B12X11(H2)−: exploring the limits of isotopologue selectivity of hydrogen adsorption

Abstract

We study the isotopologue-selective binding of dihydrogen at the undercoordinated boron site of B₁₂X₁₁⁻ (X = H, F, Cl, Br, I, CN) using ab initio quantum chemistry. With a Gibbs free energy of H₂ attachment reaching up to 80 kJ mol⁻¹ (ΔG at 300 K for X = CN), these sites are even more attractive than most undercoordinated metal centers studied so far. We thus believe that they can serve as an edge case close to the upper limit of isotopologue-selective H₂ adsorption sites.
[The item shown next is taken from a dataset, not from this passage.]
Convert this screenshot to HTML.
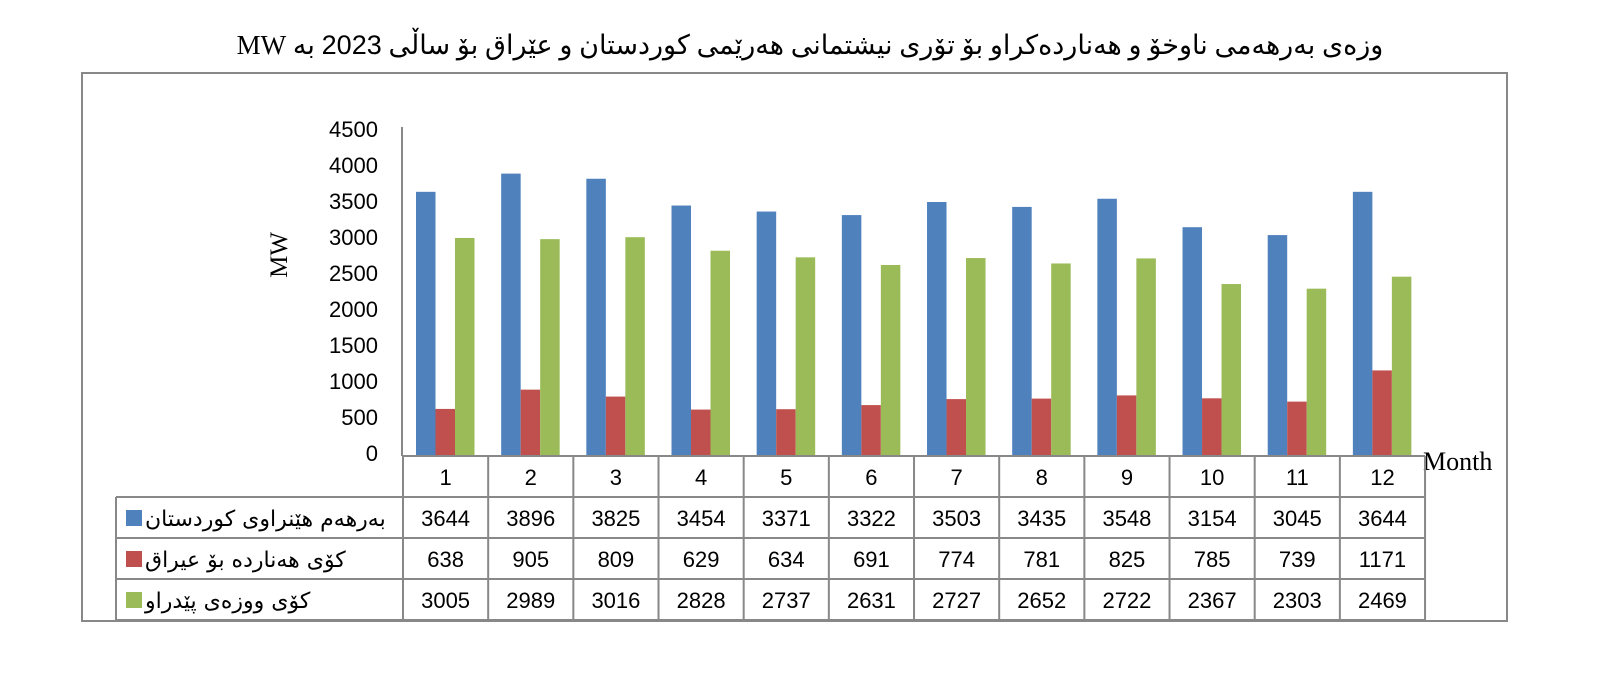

Differences of the zero-point energy of attachment average 5.0 kJ mol⁻¹ between D₂ and H₂ and 2.7 kJ mol⁻¹ between HD and H₂, resulting in hypothetical isotopologue selectivities as high as 2.0 and 1.5, respectively, even at 300 K. Interestingly, even though attachment energies vary substantially according to the chemical nature of X, isotopologue selectivities remain very similar. We find that the H–H activation is so strong that it likely results in the instantaneous heterolytic dissociation of H₂ in all cases (except, possibly, for X = H), highlighting the extremely electrophilic nature of B₁₂X₁₁⁻ despite its negative charge. Unfortunately, this high reactivity also makes B₁₂X₁₁⁻ unsuitable for practical application in the field of dihydrogen isotopologue separation. Thus, this example stresses the two-edged nature of strong H₂ affinity, yielding a higher isotopologue selectivity on the one hand but risking dissociation on the other, and helps define a window of adsorption energies into which a material for selective adsorption near room temperature should ideally fall.